Given material ->

================

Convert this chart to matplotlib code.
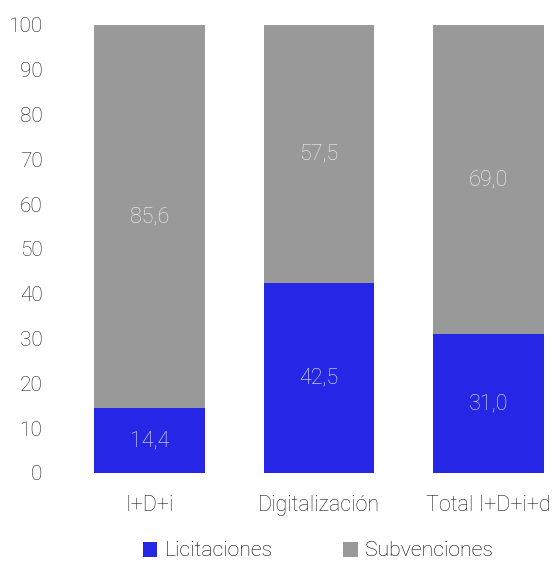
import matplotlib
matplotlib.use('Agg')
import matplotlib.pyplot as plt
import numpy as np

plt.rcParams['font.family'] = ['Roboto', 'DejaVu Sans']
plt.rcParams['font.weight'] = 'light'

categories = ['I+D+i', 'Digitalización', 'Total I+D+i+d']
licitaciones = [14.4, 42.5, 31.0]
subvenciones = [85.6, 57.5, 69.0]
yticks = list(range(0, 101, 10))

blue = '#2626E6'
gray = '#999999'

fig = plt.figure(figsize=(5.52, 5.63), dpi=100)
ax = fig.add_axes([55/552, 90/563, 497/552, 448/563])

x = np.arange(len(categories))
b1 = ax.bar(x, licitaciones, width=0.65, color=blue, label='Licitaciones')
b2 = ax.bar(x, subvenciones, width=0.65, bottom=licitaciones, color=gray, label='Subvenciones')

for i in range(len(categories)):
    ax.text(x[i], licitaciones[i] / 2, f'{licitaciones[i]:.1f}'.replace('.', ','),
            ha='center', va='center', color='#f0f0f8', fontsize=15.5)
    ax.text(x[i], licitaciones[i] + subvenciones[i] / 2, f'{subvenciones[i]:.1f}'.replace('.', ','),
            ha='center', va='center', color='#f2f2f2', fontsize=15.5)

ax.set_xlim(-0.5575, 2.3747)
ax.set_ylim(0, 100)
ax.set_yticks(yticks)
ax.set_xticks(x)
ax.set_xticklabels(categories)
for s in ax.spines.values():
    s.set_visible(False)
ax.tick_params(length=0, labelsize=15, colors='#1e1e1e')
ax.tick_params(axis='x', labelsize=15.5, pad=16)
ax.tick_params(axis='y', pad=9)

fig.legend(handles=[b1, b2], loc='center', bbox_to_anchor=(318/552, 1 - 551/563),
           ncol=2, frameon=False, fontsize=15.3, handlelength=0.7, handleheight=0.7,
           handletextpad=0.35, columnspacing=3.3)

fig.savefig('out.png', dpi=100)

================

Task instructions ->
Exactly restate the lines from the beginning of the data through the line with "bottom=licitaciones, color=gray, label='Subvenciones')", and no others, keeping pictures out.

Solved problem ->
Convert this chart to matplotlib code.
import matplotlib
matplotlib.use('Agg')
import matplotlib.pyplot as plt
import numpy as np

plt.rcParams['font.family'] = ['Roboto', 'DejaVu Sans']
plt.rcParams['font.weight'] = 'light'

categories = ['I+D+i', 'Digitalización', 'Total I+D+i+d']
licitaciones = [14.4, 42.5, 31.0]
subvenciones = [85.6, 57.5, 69.0]
yticks = list(range(0, 101, 10))

blue = '#2626E6'
gray = '#999999'

fig = plt.figure(figsize=(5.52, 5.63), dpi=100)
ax = fig.add_axes([55/552, 90/563, 497/552, 448/563])

x = np.arange(len(categories))
b1 = ax.bar(x, licitaciones, width=0.65, color=blue, label='Licitaciones')
b2 = ax.bar(x, subvenciones, width=0.65, bottom=licitaciones, color=gray, label='Subvenciones')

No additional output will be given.